### WHAT IS REQUIRED
State the number of lines in the material below that have "this" in them, without any other text.

[Charts and diagrams as code]
====

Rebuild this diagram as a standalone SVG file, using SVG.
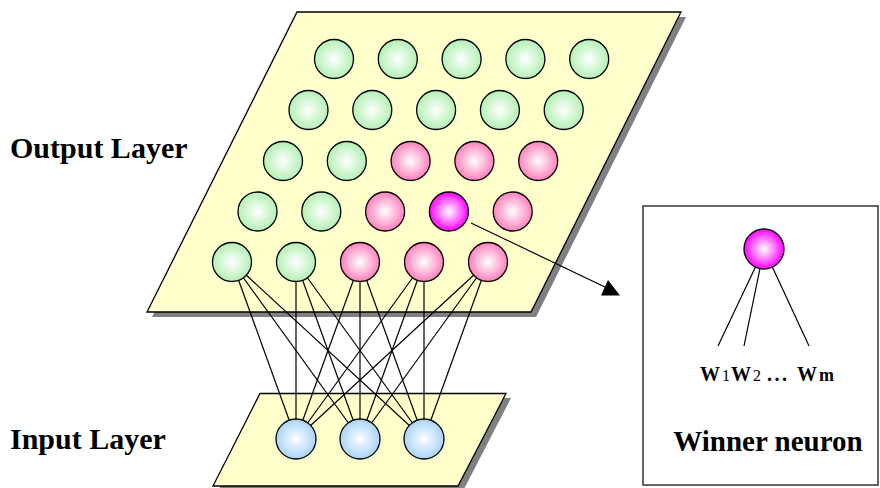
<svg xmlns="http://www.w3.org/2000/svg" width="880" height="488" viewBox="0 0 880 488">
  <defs>
    <radialGradient id="gGreen" cx="50%" cy="50%" r="50%">
      <stop offset="0" stop-color="#ffffff"/>
      <stop offset="1" stop-color="#b4f0b4"/>
    </radialGradient>
    <radialGradient id="gPink" cx="50%" cy="50%" r="50%">
      <stop offset="0" stop-color="#ffffff"/>
      <stop offset="1" stop-color="#ff80bc"/>
    </radialGradient>
    <radialGradient id="gMagenta" cx="50%" cy="50%" r="50%">
      <stop offset="0" stop-color="#ffffff"/>
      <stop offset="1" stop-color="#ff00ff"/>
    </radialGradient>
    <radialGradient id="gBlue" cx="50%" cy="50%" r="50%">
      <stop offset="0" stop-color="#ffffff"/>
      <stop offset="1" stop-color="#a8d4f6"/>
    </radialGradient>
  </defs>
  <style>
    .plane { fill: #ffffcc; stroke: #000; stroke-width: 1.3; }
    .shadow { fill: #808080; }
    .link { stroke: #000; stroke-width: 1.2; fill: none; }
    .n { stroke: #000; stroke-width: 1.3; }
    .green { fill: url(#gGreen); }
    .pink { fill: url(#gPink); }
    .win { fill: url(#gMagenta); }
    .blue { fill: url(#gBlue); }
    .label { font-family: "Liberation Serif", "Times New Roman", serif; font-weight: bold; fill: #000; }
  </style>

  <!-- output plane -->
  <g id="output-plane">
    <polygon class="shadow" points="302,17 686,17 536,317 152,317"/>
    <polygon class="plane" points="297,12 681,12 531,312 147,312"/>
  </g>

  <!-- input plane -->
  <g id="input-plane">
    <polygon class="shadow" points="265,398 511,398 463,491 218,491"/>
    <polygon class="plane" points="260,393.5 506,393.5 458,486 213,486"/>
  </g>

  <!-- connectors -->
  <g id="connectors">
    <g id="full-links">
      <line class="link" x1="232" y1="262" x2="296" y2="439"/>
      <line class="link" x1="232" y1="262" x2="360" y2="439"/>
      <line class="link" x1="232" y1="262" x2="424" y2="439"/>
      <line class="link" x1="296" y1="262" x2="296" y2="439"/>
      <line class="link" x1="296" y1="262" x2="360" y2="439"/>
      <line class="link" x1="296" y1="262" x2="424" y2="439"/>
      <line class="link" x1="360" y1="262" x2="296" y2="439"/>
      <line class="link" x1="360" y1="262" x2="360" y2="439"/>
      <line class="link" x1="360" y1="262" x2="424" y2="439"/>
      <line class="link" x1="424" y1="262" x2="296" y2="439"/>
      <line class="link" x1="424" y1="262" x2="360" y2="439"/>
      <line class="link" x1="424" y1="262" x2="424" y2="439"/>
      <line class="link" x1="488" y1="262" x2="296" y2="439"/>
      <line class="link" x1="488" y1="262" x2="360" y2="439"/>
      <line class="link" x1="488" y1="262" x2="424" y2="439"/>
    </g>
    <g id="winner-arrow">
      <line class="link" x1="471" y1="223" x2="607" y2="288"/>
      <polygon points="601,295.5 620,295.5 608,280" fill="#000"/>
    </g>
  </g>

  <!-- output neurons, 5 x 5 grid -->
  <g id="output-neurons">
    <circle id="o11" class="n green" cx="334" cy="59" r="19.5"/>
    <circle id="o12" class="n green" cx="397.8" cy="59" r="19.5"/>
    <circle id="o13" class="n green" cx="461.6" cy="59" r="19.5"/>
    <circle id="o14" class="n green" cx="525.4" cy="59" r="19.5"/>
    <circle id="o15" class="n green" cx="589.2" cy="59" r="19.5"/>

    <circle id="o21" class="n green" cx="308.5" cy="110" r="19.5"/>
    <circle id="o22" class="n green" cx="372.3" cy="110" r="19.5"/>
    <circle id="o23" class="n green" cx="436.1" cy="110" r="19.5"/>
    <circle id="o24" class="n green" cx="499.9" cy="110" r="19.5"/>
    <circle id="o25" class="n green" cx="563.7" cy="110" r="19.5"/>

    <circle id="o31" class="n green" cx="283" cy="161" r="19.5"/>
    <circle id="o32" class="n green" cx="346.8" cy="161" r="19.5"/>
    <circle id="o33" class="n pink" cx="410.6" cy="161" r="19.5"/>
    <circle id="o34" class="n pink" cx="474.4" cy="161" r="19.5"/>
    <circle id="o35" class="n pink" cx="538.2" cy="161" r="19.5"/>

    <circle id="o41" class="n green" cx="257.5" cy="211.5" r="19.5"/>
    <circle id="o42" class="n green" cx="321.3" cy="211.5" r="19.5"/>
    <circle id="o43" class="n pink" cx="385.1" cy="211.5" r="19.5"/>
    <circle id="o44" class="n win" cx="448.9" cy="211.5" r="19.5"/>
    <circle id="o45" class="n pink" cx="512.7" cy="211.5" r="19.5"/>

    <circle id="o51" class="n green" cx="232" cy="262" r="19.5"/>
    <circle id="o52" class="n green" cx="296" cy="262" r="19.5"/>
    <circle id="o53" class="n pink" cx="360" cy="262" r="19.5"/>
    <circle id="o54" class="n pink" cx="424" cy="262" r="19.5"/>
    <circle id="o55" class="n pink" cx="488" cy="262" r="19.5"/>
  </g>

  <!-- input neurons -->
  <g id="input-neurons">
    <circle id="i1" class="n blue" cx="296" cy="439" r="20"/>
    <circle id="i2" class="n blue" cx="360" cy="439" r="20"/>
    <circle id="i3" class="n blue" cx="424" cy="439" r="20"/>
  </g>

  <!-- winner neuron detail -->
  <g id="winner-box">
    <rect x="643" y="206" width="235" height="279" fill="#fff" stroke="#333" stroke-width="1.5"/>
  </g>
  <g id="winner-detail">
    <line class="link" x1="764" y1="249" x2="718" y2="346"/>
    <line class="link" x1="764" y1="249" x2="744" y2="346"/>
    <line class="link" x1="764" y1="249" x2="809" y2="346"/>
    <circle id="winner" class="n win" cx="764" cy="249" r="20"/>
    <text class="label" y="381" font-size="20"><tspan x="700">W</tspan><tspan x="722" font-size="16" font-weight="normal">1</tspan><tspan x="731">W</tspan><tspan x="753" font-size="16" font-weight="normal">2</tspan><tspan x="767" letter-spacing="2.5">...</tspan><tspan x="797">W</tspan><tspan x="819" font-size="18">m</tspan></text>
    <text class="label" x="768" y="451" font-size="29" text-anchor="middle">Winner neuron</text>
  </g>

  <!-- layer labels -->
  <g id="labels">
    <text class="label" x="10" y="158" font-size="30">Output Layer</text>
    <text class="label" x="10" y="449" font-size="30">Input Layer</text>
  </g>
</svg>
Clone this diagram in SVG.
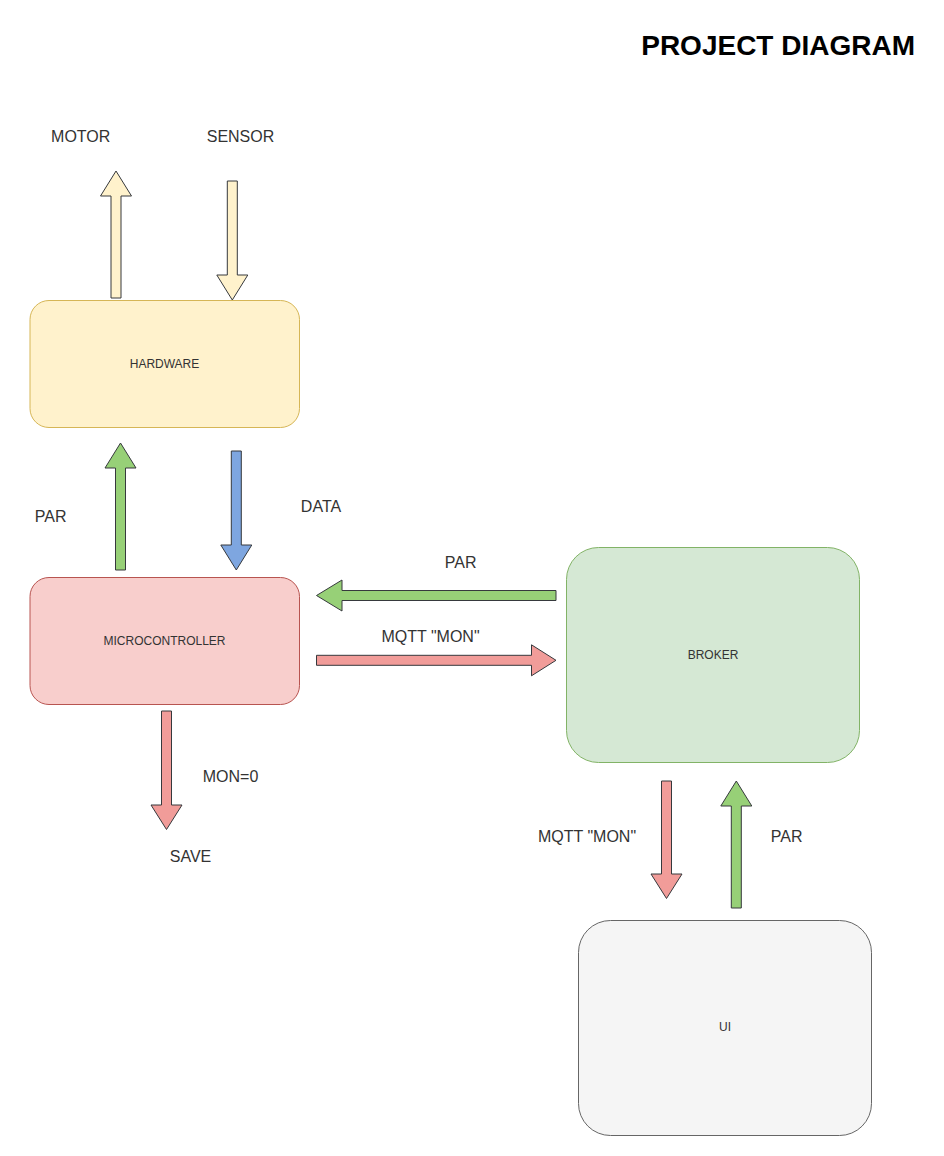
<svg xmlns="http://www.w3.org/2000/svg" width="944" height="1156" viewBox="0 0 944 1156">
<style>
.lbl{font-family:"Liberation Sans",Arial,sans-serif;font-size:16px;fill:#333333;text-anchor:middle}
.nt{font-family:"Liberation Sans",Arial,sans-serif;font-size:12px;fill:#333333;text-anchor:middle}
.title{font-family:"Liberation Sans",Arial,sans-serif;font-size:28px;font-weight:bold;fill:#000000;text-anchor:end}
.arr{stroke:#36393d;stroke-width:1;stroke-linejoin:miter}
.y{fill:#fff2cc}.g{fill:#97d077}.r{fill:#f19c99}.b{fill:#7ea6e0}
</style>
<rect width="944" height="1156" fill="#ffffff"/>
<text class="title" x="915" y="55">PROJECT DIAGRAM</text>

<g id="hardware">
<rect x="30" y="300.5" width="269.5" height="127" rx="19" ry="19" fill="#fff2cc" stroke="#d6b656"/>
<text class="nt" x="164.5" y="368.3">HARDWARE</text>
</g>
<g id="microcontroller">
<rect x="30" y="577.5" width="269.5" height="127" rx="19" ry="19" fill="#f8cecc" stroke="#b85450"/>
<text class="nt" x="164.5" y="645">MICROCONTROLLER</text>
</g>
<g id="broker">
<rect x="566.5" y="547.5" width="293" height="215" rx="32" ry="32" fill="#d5e8d4" stroke="#82b366"/>
<text class="nt" x="713" y="659.3">BROKER</text>
</g>
<g id="ui">
<rect x="578.5" y="920.5" width="293" height="215" rx="32" ry="32" fill="#f5f5f5" stroke="#666666"/>
<text class="nt" x="725" y="1031.3">UI</text>
</g>

<g id="connectors">
<!-- MOTOR up -->
<polygon class="arr y" points="111,298 111,196 100.5,196 116,171 131.5,196 121,196 121,298"/>
<!-- SENSOR down -->
<polygon class="arr y" points="227.3,181 237.3,181 237.3,275 247.8,275 232.3,300 216.8,275 227.3,275"/>
<!-- PAR up (micro -> hardware) -->
<polygon class="arr g" points="115.5,570 115.5,468 105,468 120.5,443 136,468 125.5,468 125.5,570"/>
<!-- DATA down -->
<polygon class="arr b" points="231.3,451 241.3,451 241.3,545 251.8,545 236.3,570 220.8,545 231.3,545"/>
<!-- PAR left (broker -> micro) -->
<polygon class="arr g" points="556,590.5 342,590.5 342,580 316.5,595.5 342,611 342,600.5 556,600.5"/>
<!-- MQTT right (micro -> broker) -->
<polygon class="arr r" points="316.5,655.3 531.5,655.3 531.5,644.8 556,660.3 531.5,675.8 531.5,665.3 316.5,665.3"/>
<!-- MON=0 down -->
<polygon class="arr r" points="161.5,711 171.5,711 171.5,805 182,805 166.5,829.5 151,805 161.5,805"/>
<!-- MQTT down (broker -> UI) -->
<polygon class="arr r" points="661.5,781 671.5,781 671.5,874 682,874 666.5,898.5 651,874 661.5,874"/>
<!-- PAR up (UI -> broker) -->
<polygon class="arr g" points="731.3,908 731.3,806 720.8,806 736.3,781 751.8,806 741.3,806 741.3,908"/>
</g>

<g id="labels">
<text class="lbl" x="80.7" y="141.7">MOTOR</text>
<text class="lbl" x="240.5" y="141.7">SENSOR</text>
<text class="lbl" x="50.7" y="522.4">PAR</text>
<text class="lbl" x="321" y="511.7">DATA</text>
<text class="lbl" x="460.7" y="568.4">PAR</text>
<text class="lbl" x="430.5" y="642.4">MQTT "MON"</text>
<text class="lbl" x="230.5" y="782.4">MON=0</text>
<text class="lbl" x="190.5" y="861.7">SAVE</text>
<text class="lbl" x="587" y="841.7">MQTT "MON"</text>
<text class="lbl" x="786.7" y="841.7">PAR</text>
</g>
</svg>
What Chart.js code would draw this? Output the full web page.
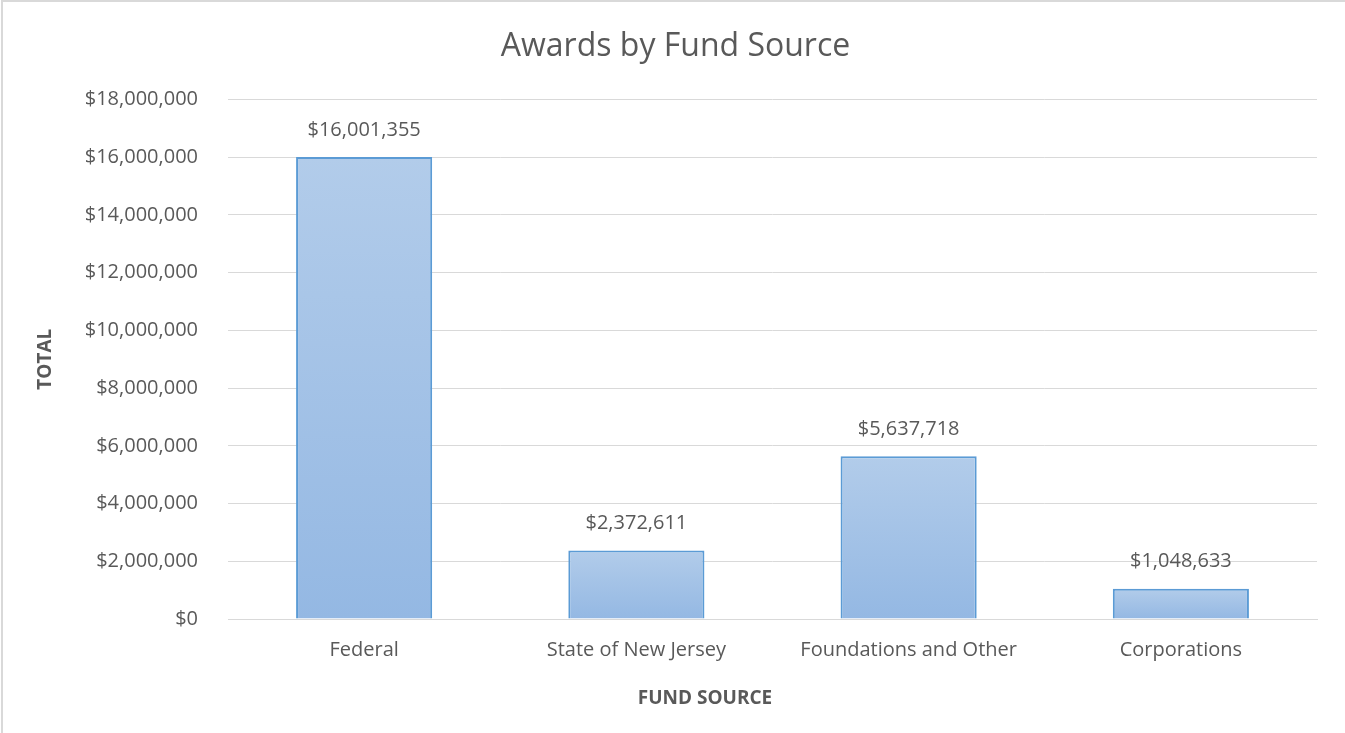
<!DOCTYPE html>
<html>
<head>
<meta charset="utf-8">
<script src="https://cdn.jsdelivr.net/npm/chart.js@4/dist/chart.umd.min.js"></script>
<style>
  html, body { margin: 0; padding: 0; background: #ffffff; }
  #wrap { width: 1345px; height: 733px; position: relative; }
</style>
</head>
<body>
<div id="wrap"><canvas id="c" width="1345" height="733"></canvas></div>
<script>
const categories = ["Federal", "State of New Jersey", "Foundations and Other", "Corporations"];
const totals = [16001355, 2372611, 5637718, 1048633];
const yTickMin = 0;
const yTickMax = 18000000;
const yTickStep = 2000000;
const xAxisTitle = "FUND SOURCE";
const yAxisTitle = "TOTAL";

const FONT = "'Open Sans', 'Liberation Sans', sans-serif";
const TEXT = "#595959";

function money(v) {
  return "$" + Math.round(v).toLocaleString("en-US");
}

const frame = {
  id: "frame",
  beforeDraw(chart) {
    const ctx = chart.ctx;
    ctx.save();
    ctx.fillStyle = "#ffffff";
    ctx.fillRect(0, 0, chart.width, chart.height);
    ctx.strokeStyle = "#D9D9D9";
    ctx.lineWidth = 2;
    ctx.beginPath();
    ctx.moveTo(2, chart.height);
    ctx.lineTo(2, 1);
    ctx.lineTo(chart.width, 1);
    ctx.stroke();
    ctx.restore();
  }
};

const valueLabels = {
  id: "valueLabels",
  afterDatasetsDraw(chart) {
    const ctx = chart.ctx;
    const meta = chart.getDatasetMeta(0);
    ctx.save();
    ctx.font = "20px " + FONT;
    ctx.fillStyle = TEXT;
    ctx.textAlign = "center";
    ctx.textBaseline = "middle";
    meta.data.forEach((bar, i) => {
      ctx.fillText(money(totals[i]), bar.x, bar.y - 27);
    });
    ctx.restore();
  }
};

const xTitle = {
  id: "xTitle",
  afterDraw(chart) {
    const ctx = chart.ctx;
    ctx.save();
    ctx.font = "bold 19px " + FONT;
    ctx.fillStyle = TEXT;
    ctx.textAlign = "center";
    ctx.textBaseline = "middle";
    ctx.fillText(xAxisTitle, 705, 699);
    ctx.restore();
  }
};

function barGradient(context) {
  const chart = context.chart;
  const yScale = chart.scales.y;
  if (!yScale || context.type !== "data") return "#A5C2E6";
  const v = context.parsed ? context.parsed.y : context.raw;
  const top = yScale.getPixelForValue(v);
  const bottom = yScale.getPixelForValue(0);
  if (!isFinite(top) || !isFinite(bottom) || top === bottom) return "#A5C2E6";
  const g = chart.ctx.createLinearGradient(0, top, 0, bottom);
  g.addColorStop(0, "#B2CCEA");
  g.addColorStop(1, "#94B8E3");
  return g;
}

new Chart(document.getElementById("c"), {
  type: "bar",
  data: {
    labels: categories,
    datasets: [{
      label: yAxisTitle,
      data: totals,
      backgroundColor: barGradient,
      borderColor: "#5B9BD5",
      borderWidth: 2,
      borderSkipped: "bottom",
      barPercentage: 0.5,
      categoryPercentage: 1.0
    }]
  },
  options: {
    responsive: false,
    animation: false,
    devicePixelRatio: 1,
    layout: { padding: { left: 34, right: 28, top: 0, bottom: 0 } },
    plugins: {
      legend: { display: false },
      tooltip: { enabled: false },
      title: {
        display: true,
        text: "Awards by Fund Source",
        color: TEXT,
        font: { family: FONT, size: 32, weight: "normal" },
        padding: { top: 28, bottom: 33 }
      }
    },
    scales: {
      x: {
        grid: { display: false, drawTicks: false },
        border: { display: true, color: "#D9D9D9", width: 1 },
        ticks: { color: TEXT, font: { family: FONT, size: 20 }, padding: 19 },
        title: { display: false },
        afterFit(scale) { scale.height = 114; }
      },
      y: {
        min: yTickMin,
        max: yTickMax,
        grid: { color: "#D9D9D9", drawTicks: false },
        border: { display: false },
        ticks: {
          stepSize: yTickStep,
          color: TEXT,
          font: { family: FONT, size: 20 },
          padding: 30,
          callback: (v) => money(v)
        },
        title: {
          display: true,
          text: yAxisTitle,
          color: TEXT,
          font: { family: FONT, size: 19, weight: "bold" },
          padding: { top: 0, bottom: 0 }
        },
        afterFit(scale) { scale.width = 194; }
      }
    }
  },
  plugins: [frame, valueLabels, xTitle]
});
</script>
</body>
</html>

====

### SOLUTION
3